Holy Week: The Sacrament


Where is the exact moment Jesus Christ stopped being a Jew and became the founder of a new and separate religion?

Was it when the Sanhedrin rejected him? When enough other Jews decided he was a heretic, rather than a teacher? Was it the first time he claimed to be the Son of God? When he called his Twelve Apostles, and called Peter the rock upon which he would build his church?

Personally, I think it was the last time he celebrated Passover with his disciples. I'm switching over to Luke 22 for this one.

The celebration of Passover included the eating of unleavened bread and drinking wine.
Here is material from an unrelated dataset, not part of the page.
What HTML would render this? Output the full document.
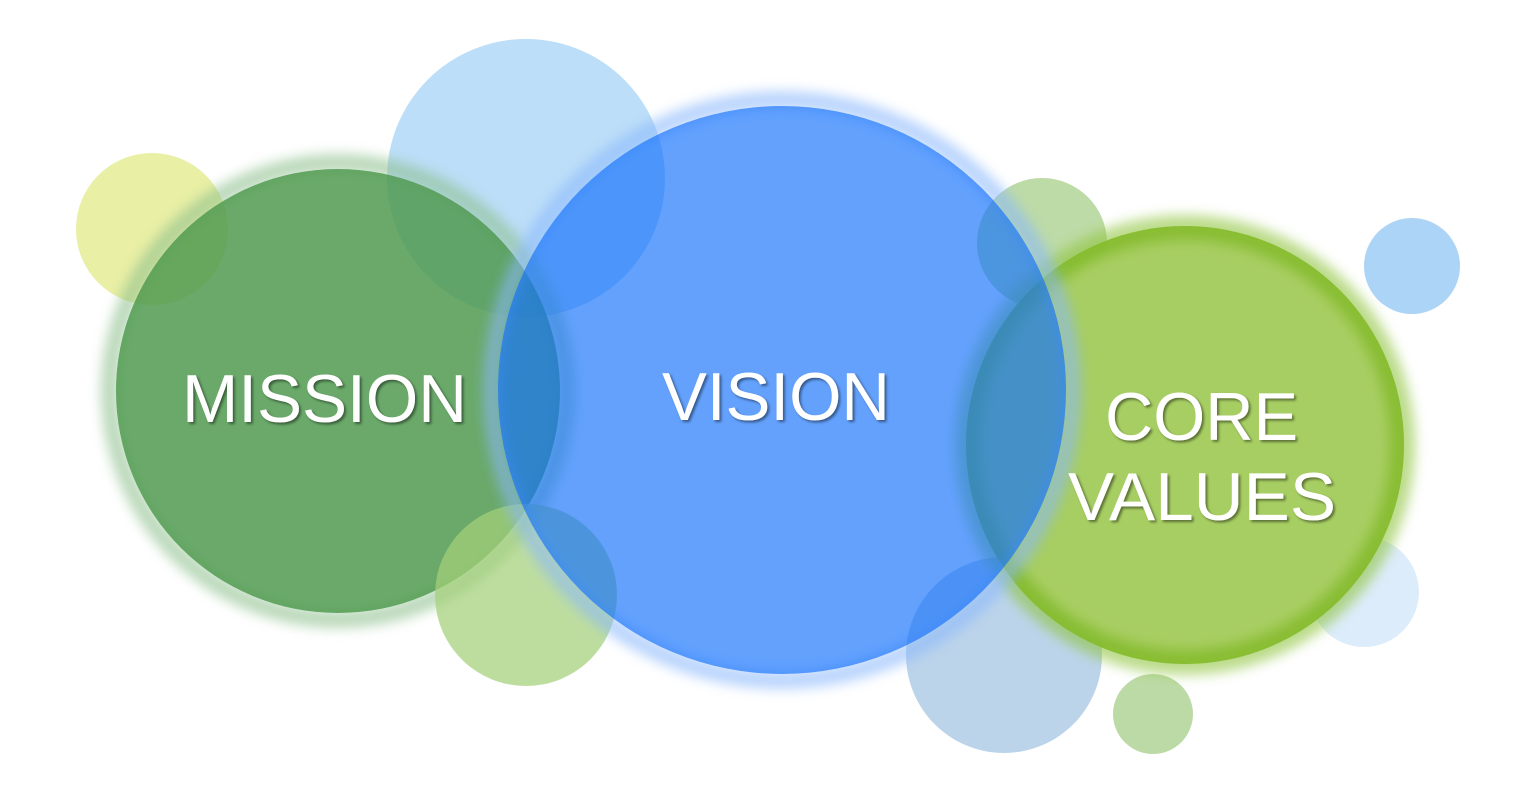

But what Jesus does with them here is where I think the break between Judaism and Christianity begins:

19 And he took bread, and gave thanks, and brake it, and gave unto them, saying, This is my body which is given for you: this do in remembrance of me.

20 Likewise also the cup after supper, saying, This cup is the new testament in my blood, which is shed for you.

To have a new testament signifies the formation of a new covenant. This is the moment where Jesus uses the authority he has from God to form a new community with a religious identity separate and distinct from Judaism. While Jesus was a Jew, followed Jewish law, observed Jewish customs and holidays, and worshiped the same God as the Jews, he intended to create a church and a community that would break from Jewish traditions. The institution of the Sacrament (our terminology for Holy Communion or the Eucharist in other traditions) was the initiation of this break.

Because Latter-day Saints haven’t celebrated Holy Week historically, and this is something our currently leadership is inviting us to change, it’s been really special to see what other Christians do to make this time special. It has been a great reminder that Easter is the opportunity for all Christians, including us, to celebrate the relationships we've personally developed with Jesus Christ. We have more in common with other Christians than we might think we do, and it’s because we all have this common belief in how much Jesus Christ and his ministry changed the world.

I’m still contemplating what it means for me to celebrate Holy Week. I’ve thought about the choice I made at Easter time many years ago to be baptized. I went to the temple yesterday. I’ve been studying scriptures for these daily meditations, which I’ve enjoyed very much. And tomorrow, my husband and I are going to an orchestral performance of Rob Gardner's Lamb of God. There isn’t really an established program for any of this for our people now, and we’re each contemplating how to do this and make it personally meaningful.

My favorite part of sharing these has been the ways you all have shared how my thoughts are helping you to develop your own Holy Week messages and traditions with your own families. I’ve deeply enjoyed those messages, and I think this was the wisdom in having us begin participating in these traditions: the way we would help each other and celebrate our faith in Christ together. 

It truly doesn’t get better than that. And I hope that becomes a key feature of what Latter-day Saints celebrating Holy Week looks like going forward.